(347h) Measurements of Pulsatile Hemodynamics In Brain Microvessels

Experimental measurements are reported of blood flow in the microcirculation of the brain cortex.  We use two-photon excited fluorescence (2PEF) microscopy to measure cortical blood flow in anesthetized rats.  2PEF is a nonlinear optical technique that allows detection of fluorescence from a point in highly scattering samples such as neural tissue.  By rapidly scanning the detection point throughout the sample, an “image” can be detected deep inside the cortex of a live animal.

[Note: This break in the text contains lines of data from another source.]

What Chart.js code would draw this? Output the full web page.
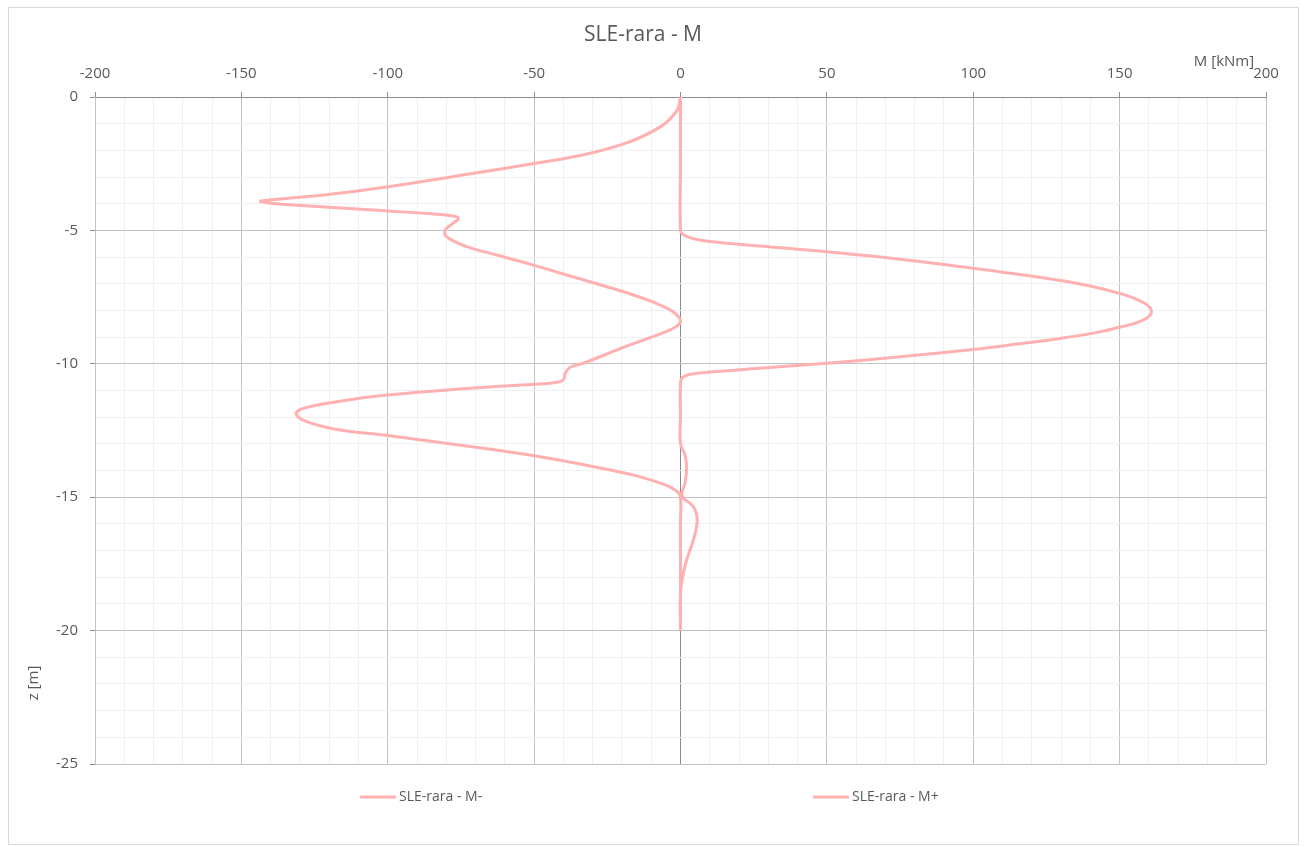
<!DOCTYPE html>
<html>
<head>
<meta charset="utf-8">
<script src="https://cdn.jsdelivr.net/npm/chart.js@4/dist/chart.umd.min.js"></script>
<style>
  html, body { margin: 0; padding: 0; background: #fff; }
  #wrap { position: absolute; left: 0; top: 0; width: 1305px; height: 847px; }
</style>
</head>
<body>
<div id="wrap"><canvas id="c" width="1305" height="847"></canvas></div>
<script>
// ---- data ----
const chartTitle = 'SLE-rara - M';
const xAxisTitle = 'M [kNm]';
const yAxisTitle = 'z [m]';
const seriesNames = ['SLE-rara - M-', 'SLE-rara - M+'];

// SLE-rara - M-  (moment [kNm], depth z [m])
const mNegM = [0, -1.1, -6.8, -19.4, -36.4, -50.1, -70.6, -99.8, -121.8, -143.3, -139, -100, -85, -77.6, -75.9, -77.6, -80.4, -79.9, -73, -61.8, -50.3, -37.9, -25.2, -16, -9, -4, -1.2, 0, -3, -10, -21, -33.2, -37.7, -39.4, -40, -43.4, -50, -71.9, -100, -117.4, -128.8, -131.3, -127.7, -117.4, -100, -71.9, -50, -30, -15, -5, -1, 0, 0, 0, 0, 0, 0];
const mNegZ = [0, -0.49, -1.11, -1.76, -2.24, -2.49, -2.86, -3.36, -3.67, -3.9, -3.99, -4.27, -4.38, -4.46, -4.55, -4.73, -4.99, -5.24, -5.61, -5.95, -6.3, -6.7, -7.11, -7.42, -7.7, -7.95, -8.17, -8.43, -8.7, -9.0, -9.45, -9.98, -10.13, -10.36, -10.6, -10.71, -10.77, -10.92, -11.17, -11.42, -11.67, -11.88, -12.17, -12.46, -12.69, -13.1, -13.45, -13.85, -14.2, -14.55, -14.8, -15, -16, -17, -18, -19, -20];

// SLE-rara - M+  (moment [kNm], depth z [m])
const mPosM = [0, 0, 0, 0.8, 4, 10, 30, 50, 75, 100, 131, 150, 158.5, 160.9, 158, 150, 141, 129, 115, 100, 75, 50, 27, 10, 3, 0.6, 0, 0, 0, 1.5, 2.1, 1.5, 0.5, 4.4, 5.7, 4.4, 2.1, 0.7, 0, 0];
const mPosZ = [0, -2.5, -4.98, -5.15, -5.3, -5.42, -5.61, -5.8, -6.08, -6.42, -6.9, -7.36, -7.73, -8.05, -8.36, -8.63, -8.85, -9.06, -9.26, -9.46, -9.74, -9.98, -10.17, -10.31, -10.4, -10.52, -10.7, -12, -13, -13.4, -13.9, -14.5, -14.95, -15.36, -15.85, -16.6, -17.35, -18, -18.6, -20];

const xMin = -200, xMax = 200, xMajor = 50, xMinor = 10;
const yMin = -25, yMax = 0, yMajor = 5, yMinor = 1;

// ---- styles ----
const LINE = 'rgb(255,176,176)';
const TEXT = '#595959';
const FONT = "'Open Sans', 'DejaVu Sans', sans-serif";
const GRID_MAJOR = '#c3c3c3';
const GRID_MINOR = '#f0f0f0';
const ZERO_LINE = '#8a8a8a';

const toPts = (xs, ys) => xs.map((v, i) => ({ x: v, y: ys[i] }));

const gridColor = (major, zeroCol) => (ctx) => {
  const v = ctx.tick ? ctx.tick.value : null;
  if (v === 0 && zeroCol) return zeroCol;
  return (v !== null && Math.abs(v % major) < 1e-9) ? GRID_MAJOR : GRID_MINOR;
};
const tickColor = (major) => (ctx) => {
  const v = ctx.tick ? ctx.tick.value : null;
  return (v !== null && Math.abs(v % major) < 1e-9) ? '#8c8c96' : 'rgba(0,0,0,0)';
};

const decorPlugin = {
  id: 'decor',
  beforeDraw(chart) {
    const c = chart.ctx;
    c.save();
    c.fillStyle = '#fff';
    c.fillRect(0, 0, chart.width, chart.height);
    c.strokeStyle = '#d9d9d9';
    c.lineWidth = 1;
    c.strokeRect(8.5, 7.5, 1290, 837);
    c.restore();
  },
  afterDraw(chart) {
    const c = chart.ctx;
    c.save();
    c.fillStyle = TEXT;
    c.font = '15px ' + FONT;
    c.textBaseline = 'middle';
    c.textAlign = 'center';
    c.fillText(xAxisTitle, 1224, 62);
    c.translate(34, 683);
    c.rotate(-Math.PI / 2);
    c.fillText(yAxisTitle, 0, 0);
    c.restore();

    // legend
    const pos = [360, 813];
    const ly = 797;
    c.save();
    c.font = '14px ' + FONT;
    c.textBaseline = 'middle';
    c.textAlign = 'left';
    chart.data.datasets.forEach((ds, i) => {
      c.strokeStyle = ds.borderColor;
      c.lineWidth = 3;
      c.beginPath();
      c.moveTo(pos[i], ly);
      c.lineTo(pos[i] + 36, ly);
      c.stroke();
      c.fillStyle = TEXT;
      c.fillText(ds.label, pos[i] + 39, ly);
    });
    c.restore();
  }
};

new Chart(document.getElementById('c'), {
  type: 'scatter',
  data: {
    datasets: [
      { label: seriesNames[0], data: toPts(mNegM, mNegZ), showLine: true, borderColor: LINE, backgroundColor: LINE,
        borderWidth: 3, pointRadius: 0, pointHoverRadius: 0, tension: 0.4, fill: false },
      { label: seriesNames[1], data: toPts(mPosM, mPosZ), showLine: true, borderColor: LINE, backgroundColor: LINE,
        borderWidth: 3, pointRadius: 0, pointHoverRadius: 0, tension: 0.4, fill: false }
    ]
  },
  options: {
    responsive: false,
    animation: false,
    events: [],
    layout: { padding: { left: 20, right: 39, top: 0, bottom: 83 } },
    plugins: {
      legend: { display: false },
      tooltip: { enabled: false },
      title: {
        display: true, text: chartTitle, color: TEXT,
        font: { family: FONT, size: 21, weight: 'normal' },
        padding: { top: 22, bottom: 0 }
      }
    },
    scales: {
      x: {
        type: 'linear', position: 'top', min: xMin, max: xMax,
        afterFit(s) { s.height = 49.8; },
        ticks: {
          stepSize: xMinor, color: TEXT, padding: 9, maxRotation: 0, autoSkip: false,
          font: { family: FONT, size: 15 },
          callback: (v) => (Math.abs(v % xMajor) < 1e-9 ? String(v) : '')
        },
        grid: { color: gridColor(xMajor, ZERO_LINE), tickColor: tickColor(xMajor), tickLength: 5, lineWidth: 1 },
        border: { color: '#8c8c96', width: 1 }
      },
      y: {
        type: 'linear', position: 'left', min: yMin, max: yMax,
        afterFit(s) { s.width = 75; },
        ticks: {
          stepSize: yMinor, color: TEXT, padding: 12, autoSkip: false,
          font: { family: FONT, size: 15 },
          callback: (v) => (Math.abs(v % yMajor) < 1e-9 ? String(v) : '')
        },
        grid: { color: gridColor(yMajor, null), tickColor: tickColor(yMajor), tickLength: 5, lineWidth: 1 },
        border: { color: GRID_MAJOR, width: 1 }
      }
    }
  },
  plugins: [decorPlugin]
});
</script>
</body>
</html>
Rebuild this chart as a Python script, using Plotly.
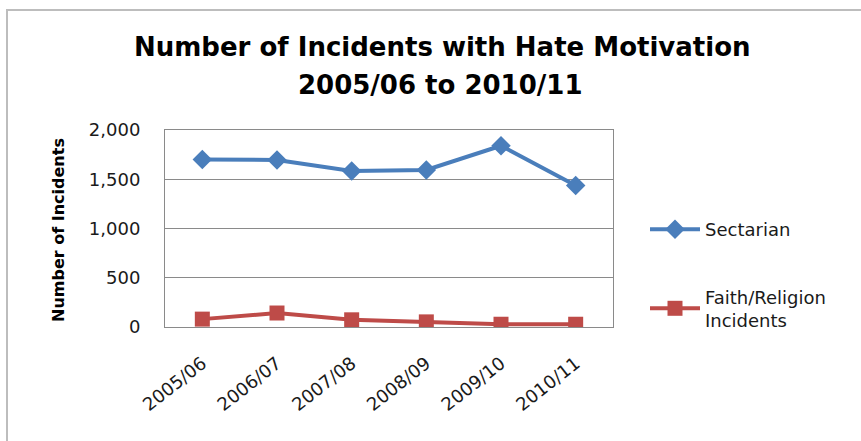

We exploit this technique to track the motion of individual red blood cells inside arterioles, capillaries, and venules in the cortex with precision that is unmatched by other in vivo measurement methods.  Furthermore, we correlate the blood cell speed with heartbeat and respiration measurements to extract detailed information about time-dependent blood flow in individual vessels and at vessel bifurcations.  Measurements are made in surface vessels and in capillaries deep in the brain tissue.

Time-averaged blood flow speed decreases with vessel diameter in arterioles and in capillaries, and increases in venules.  Blood flow speed decreases with inspiration by about 20% across all parts of the cardiac cycle.

These results show that hemodynamics in the brain cortex can be resolved with high spatial and temporal resolution in vivo, which is a critical step toward identifying and quantifying cerebral blood flow abnormalities associated with a variety of hematological disorders.